■ **Instructions to follow**
Check each line of the material below, and copy it if it holds the string "document".

■ **Data excerpt**
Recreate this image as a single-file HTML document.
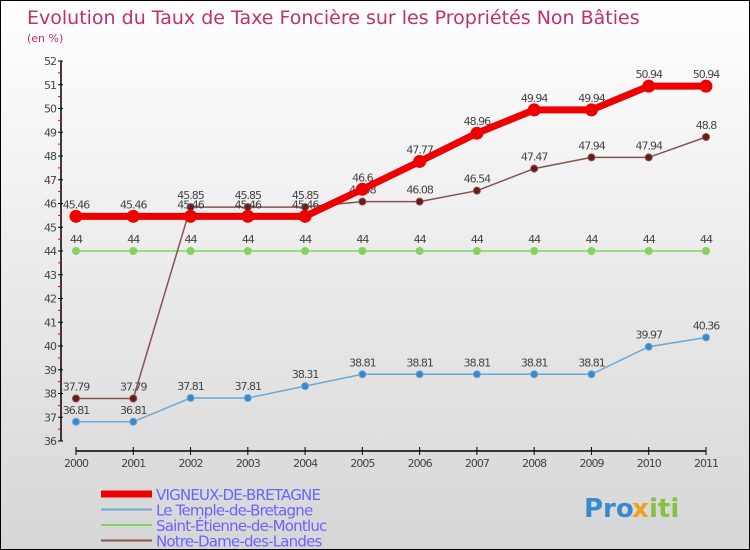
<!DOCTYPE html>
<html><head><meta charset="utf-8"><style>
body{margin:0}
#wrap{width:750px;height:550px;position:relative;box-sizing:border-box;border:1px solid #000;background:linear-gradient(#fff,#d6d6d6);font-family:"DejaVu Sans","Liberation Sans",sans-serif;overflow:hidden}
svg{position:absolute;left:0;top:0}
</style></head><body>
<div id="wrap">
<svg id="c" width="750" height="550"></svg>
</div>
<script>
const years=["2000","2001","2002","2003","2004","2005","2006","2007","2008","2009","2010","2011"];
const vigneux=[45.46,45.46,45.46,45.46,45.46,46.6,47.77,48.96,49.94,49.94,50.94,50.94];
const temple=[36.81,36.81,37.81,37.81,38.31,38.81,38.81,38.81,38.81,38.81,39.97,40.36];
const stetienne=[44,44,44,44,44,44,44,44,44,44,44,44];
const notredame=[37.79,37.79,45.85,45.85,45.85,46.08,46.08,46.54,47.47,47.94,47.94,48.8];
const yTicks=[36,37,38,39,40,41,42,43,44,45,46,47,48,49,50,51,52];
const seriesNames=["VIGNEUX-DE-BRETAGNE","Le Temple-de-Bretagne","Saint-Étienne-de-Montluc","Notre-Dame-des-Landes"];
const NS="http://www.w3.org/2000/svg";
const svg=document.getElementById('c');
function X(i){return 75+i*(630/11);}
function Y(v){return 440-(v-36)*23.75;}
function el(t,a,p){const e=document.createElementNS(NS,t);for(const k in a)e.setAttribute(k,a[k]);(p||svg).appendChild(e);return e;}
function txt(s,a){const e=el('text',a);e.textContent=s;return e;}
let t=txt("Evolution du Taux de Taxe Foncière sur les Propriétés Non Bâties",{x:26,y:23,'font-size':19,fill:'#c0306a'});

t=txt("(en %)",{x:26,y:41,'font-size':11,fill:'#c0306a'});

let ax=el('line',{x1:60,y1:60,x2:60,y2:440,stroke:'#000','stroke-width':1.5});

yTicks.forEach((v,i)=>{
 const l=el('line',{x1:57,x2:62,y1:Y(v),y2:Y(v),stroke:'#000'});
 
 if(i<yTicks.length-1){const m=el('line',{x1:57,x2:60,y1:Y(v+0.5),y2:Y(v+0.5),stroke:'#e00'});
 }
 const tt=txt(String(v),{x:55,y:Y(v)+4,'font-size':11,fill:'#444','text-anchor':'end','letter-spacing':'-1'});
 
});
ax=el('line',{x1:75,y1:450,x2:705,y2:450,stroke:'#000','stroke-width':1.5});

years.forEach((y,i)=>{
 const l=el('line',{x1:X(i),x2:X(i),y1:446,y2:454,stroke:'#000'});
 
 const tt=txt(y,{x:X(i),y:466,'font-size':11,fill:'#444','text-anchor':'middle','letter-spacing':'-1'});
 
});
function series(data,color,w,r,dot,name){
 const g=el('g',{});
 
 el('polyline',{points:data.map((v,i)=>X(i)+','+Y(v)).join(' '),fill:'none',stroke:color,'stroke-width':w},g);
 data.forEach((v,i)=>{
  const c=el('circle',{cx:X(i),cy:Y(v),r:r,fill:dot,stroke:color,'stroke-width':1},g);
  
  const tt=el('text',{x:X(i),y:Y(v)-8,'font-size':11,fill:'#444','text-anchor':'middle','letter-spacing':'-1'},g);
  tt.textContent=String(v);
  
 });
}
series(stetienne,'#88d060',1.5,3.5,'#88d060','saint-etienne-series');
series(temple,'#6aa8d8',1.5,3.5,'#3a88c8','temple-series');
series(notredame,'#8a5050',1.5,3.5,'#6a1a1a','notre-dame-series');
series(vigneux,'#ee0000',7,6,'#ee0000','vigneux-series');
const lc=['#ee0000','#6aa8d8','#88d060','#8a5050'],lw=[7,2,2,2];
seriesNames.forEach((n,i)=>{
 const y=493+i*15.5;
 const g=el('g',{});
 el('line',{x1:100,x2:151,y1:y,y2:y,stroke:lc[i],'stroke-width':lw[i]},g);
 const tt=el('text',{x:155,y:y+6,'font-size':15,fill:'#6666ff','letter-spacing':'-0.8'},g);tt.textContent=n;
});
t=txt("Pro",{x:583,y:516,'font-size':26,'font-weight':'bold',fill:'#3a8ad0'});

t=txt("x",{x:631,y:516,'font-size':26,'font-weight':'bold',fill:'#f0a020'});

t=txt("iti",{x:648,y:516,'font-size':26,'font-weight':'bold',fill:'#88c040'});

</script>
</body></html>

■ **Result for this task**
Recreate this image as a single-file HTML document.
const svg=document.getElementById('c');
function el(t,a,p){const e=document.createElementNS(NS,t);for(const k in a)e.setAttribute(k,a[k]);(p||svg).appendChild(e);return e;}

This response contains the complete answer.